The benefits: The newspapers will get local functionality they need and new means of selling automated ads they don’t have and they will tame the beast they thought was a competitor. And Yahoo will get more content (can it ever get enough?).

But they’re both trying to maintain old businesses and old models.

Classified hasn’t just moved online; it’s dead as a category. Craig didn’t kill it. He was merely the first and smartest to see that the internet connects buyers and sellers directly. It massacres middlemen. And both newspapers and Yahoo still want to be middlemen. So the real challenge is to figure out how to enable transactions in new ways.

They talk a lot about content but in a linked world, the goal is not just to own more content but to create a new relationship to more of it: ‘We find the good stuff, wherever it is’ which used to be Yahoo’s goal and should be again — and must become the goal of newspapers as well.

They still operate on the media model of getting people to come into a centralized place and so the newspapers hope that people will go from Yahoo’s gathering point to theirs. Except everyone I know who has done a content deal with Yahoo finds that it is not terribly good at sending them traffic because Yahoo — like newspapers themselves — wants people to stay in its world.

Dean Singleton, one of the moguls in the deal and one of the smartest and toughest newspapermen alive, said this in The Times: “There has been a big question asked for a while as to how newspapers will navigate the online future.

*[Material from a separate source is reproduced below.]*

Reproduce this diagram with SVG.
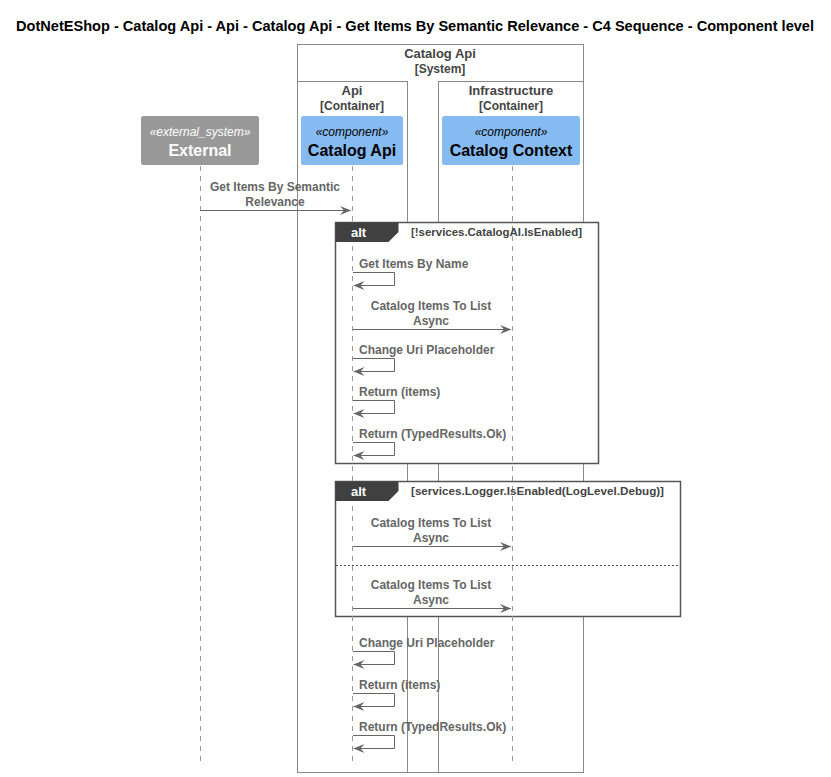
<svg xmlns="http://www.w3.org/2000/svg" width="831" height="777" viewBox="0 0 831 777">
<defs>
<style>
text{font-family:"Liberation Sans",Arial,sans-serif;}
.title{font-size:14px;font-weight:bold;fill:#000;}
.bnd{fill:none;stroke:#8a8a8a;stroke-width:1;}
.bl{font-size:12px;font-weight:bold;fill:#444;text-anchor:middle;}
.bl1{font-size:13px;}
.st{font-size:12px;font-style:italic;text-anchor:middle;}
.nm{font-size:16px;font-weight:bold;text-anchor:middle;}
.life{stroke:#9a9a9a;stroke-width:1;stroke-dasharray:5,5;fill:none;}
.msg{stroke:#666;stroke-width:1;fill:none;}
.ml{font-size:12px;font-weight:bold;fill:#666;}
.mc{text-anchor:middle;}
.frame{fill:#fff;stroke:#555;stroke-width:1.5;}
.tab{fill:#404040;}
.alt{font-size:13px;font-weight:bold;fill:#fff;}
.cond{font-size:11px;font-weight:bold;fill:#444;}
</style>
<marker id="ah" markerWidth="11" markerHeight="9" refX="11" refY="4.5" orient="auto" markerUnits="userSpaceOnUse">
<path d="M0,0 L11,4.5 L0,9 L4,4.5 Z" fill="#666"/>
</marker>
</defs>
<rect width="831" height="777" fill="#fff"/>
<text class="title" x="16" y="31" textLength="798" lengthAdjust="spacingAndGlyphs">DotNetEShop - Catalog Api - Api - Catalog Api - Get Items By Semantic Relevance - C4 Sequence - Component level</text>

<g id="boundary-system">
<rect class="bnd" x="297.5" y="44.5" width="286" height="728"/>
<text class="bl bl1" x="440" y="58">Catalog Api</text>
<text class="bl" x="440" y="73">[System]</text>
</g>
<g id="boundary-api">
<rect class="bnd" x="297.5" y="81.5" width="110" height="691"/>
<text class="bl bl1" x="352" y="95">Api</text>
<text class="bl" x="352" y="110">[Container]</text>
</g>
<g id="boundary-infrastructure">
<rect class="bnd" x="438.5" y="81.5" width="145" height="691"/>
<text class="bl bl1" x="511" y="95">Infrastructure</text>
<text class="bl" x="511" y="110">[Container]</text>
</g>

<g id="frame-bodies">
<rect class="frame" x="335.5" y="222.5" width="263" height="241"/>
<rect class="frame" x="335.5" y="481.5" width="345" height="135"/>
</g>

<g id="lifelines">
<line class="life" x1="200.5" y1="166" x2="200.5" y2="762"/>
<line class="life" x1="352.5" y1="166" x2="352.5" y2="762"/>
<line class="life" x1="512.5" y1="166" x2="512.5" y2="762"/>
</g>

<g id="frame-labels">
<path class="tab" d="M335.5,222.5 H398.5 V232 L388.5,242 H335.5 Z"/>
<text class="alt" x="351" y="237">alt</text>
<text class="cond" x="411" y="236" textLength="171" lengthAdjust="spacingAndGlyphs">[!services.CatalogAI.IsEnabled]</text>
<path class="tab" d="M335.5,481.5 H398.5 V491 L388.5,501 H335.5 Z"/>
<text class="alt" x="351" y="496">alt</text>
<text class="cond" x="411" y="495" textLength="253" lengthAdjust="spacingAndGlyphs">[services.Logger.IsEnabled(LogLevel.Debug)]</text>
<line x1="336" y1="565.5" x2="680" y2="565.5" stroke="#555" stroke-width="1" stroke-dasharray="2,2"/>
</g>

<g id="external">
<rect x="141" y="116" width="118" height="49" rx="2.5" fill="#999"/>
<text class="st" x="200" y="136" fill="#fff">«external_system»</text>
<text class="nm" x="200" y="156" fill="#fff">External</text>
</g>
<g id="catalog-api">
<rect x="301" y="116" width="102" height="49" rx="2.5" fill="#85bbf0"/>
<text class="st" x="352" y="136" fill="#000">«component»</text>
<text class="nm" x="352" y="156" fill="#000">Catalog Api</text>
</g>
<g id="catalog-context">
<rect x="442" y="116" width="138" height="49" rx="2.5" fill="#85bbf0"/>
<text class="st" x="511" y="136" fill="#000">«component»</text>
<text class="nm" x="511" y="156" fill="#000">Catalog Context</text>
</g>

<g id="connectors">
<text class="ml mc" x="275" y="191">Get Items By Semantic</text>
<text class="ml mc" x="275" y="206">Relevance</text>
<line class="msg" x1="200" y1="210.5" x2="351" y2="210.5" marker-end="url(#ah)"/>

<text class="ml" x="359" y="268">Get Items By Name</text>
<path class="msg" d="M353,272.5 H394.5 V285.5 H353.5" marker-end="url(#ah)"/>

<text class="ml mc" x="431" y="310">Catalog Items To List</text>
<text class="ml mc" x="431" y="325">Async</text>
<line class="msg" x1="353" y1="329.5" x2="511" y2="329.5" marker-end="url(#ah)"/>

<text class="ml" x="359" y="354">Change Uri Placeholder</text>
<path class="msg" d="M353,358.5 H394.5 V371.5 H353.5" marker-end="url(#ah)"/>

<text class="ml" x="359" y="396">Return (items)</text>
<path class="msg" d="M353,400.5 H394.5 V413.5 H353.5" marker-end="url(#ah)"/>

<text class="ml" x="359" y="438">Return (TypedResults.Ok)</text>
<path class="msg" d="M353,442.5 H394.5 V455.5 H353.5" marker-end="url(#ah)"/>

<text class="ml mc" x="431" y="527">Catalog Items To List</text>
<text class="ml mc" x="431" y="542">Async</text>
<line class="msg" x1="353" y1="546.5" x2="511" y2="546.5" marker-end="url(#ah)"/>

<text class="ml mc" x="431" y="589">Catalog Items To List</text>
<text class="ml mc" x="431" y="604">Async</text>
<line class="msg" x1="353" y1="608.5" x2="511" y2="608.5" marker-end="url(#ah)"/>

<text class="ml" x="359" y="647">Change Uri Placeholder</text>
<path class="msg" d="M353,651.5 H394.5 V664.5 H353.5" marker-end="url(#ah)"/>

<text class="ml" x="359" y="689">Return (items)</text>
<path class="msg" d="M353,693.5 H394.5 V706.5 H353.5" marker-end="url(#ah)"/>

<text class="ml" x="359" y="731">Return (TypedResults.Ok)</text>
<path class="msg" d="M353,735.5 H394.5 V748.5 H353.5" marker-end="url(#ah)"/>
</g>
</svg>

I think this is the answer to that question.” I sure hope he said more than that (and I’ll bet he did). For this is not the answer. Is it an answer? Maybe. Maybe not. The challenge is to find many answers and relying on a portal has proven to be an incomplete one. Ditto being a portal. The question is not, ‘How do we get enough stuff to get people to come to us?’ That is their old-media model. I think the question is, ‘How do we go to where the people are with what they need and how do we enable them to do what they want to do?’ That is what Google asks itself.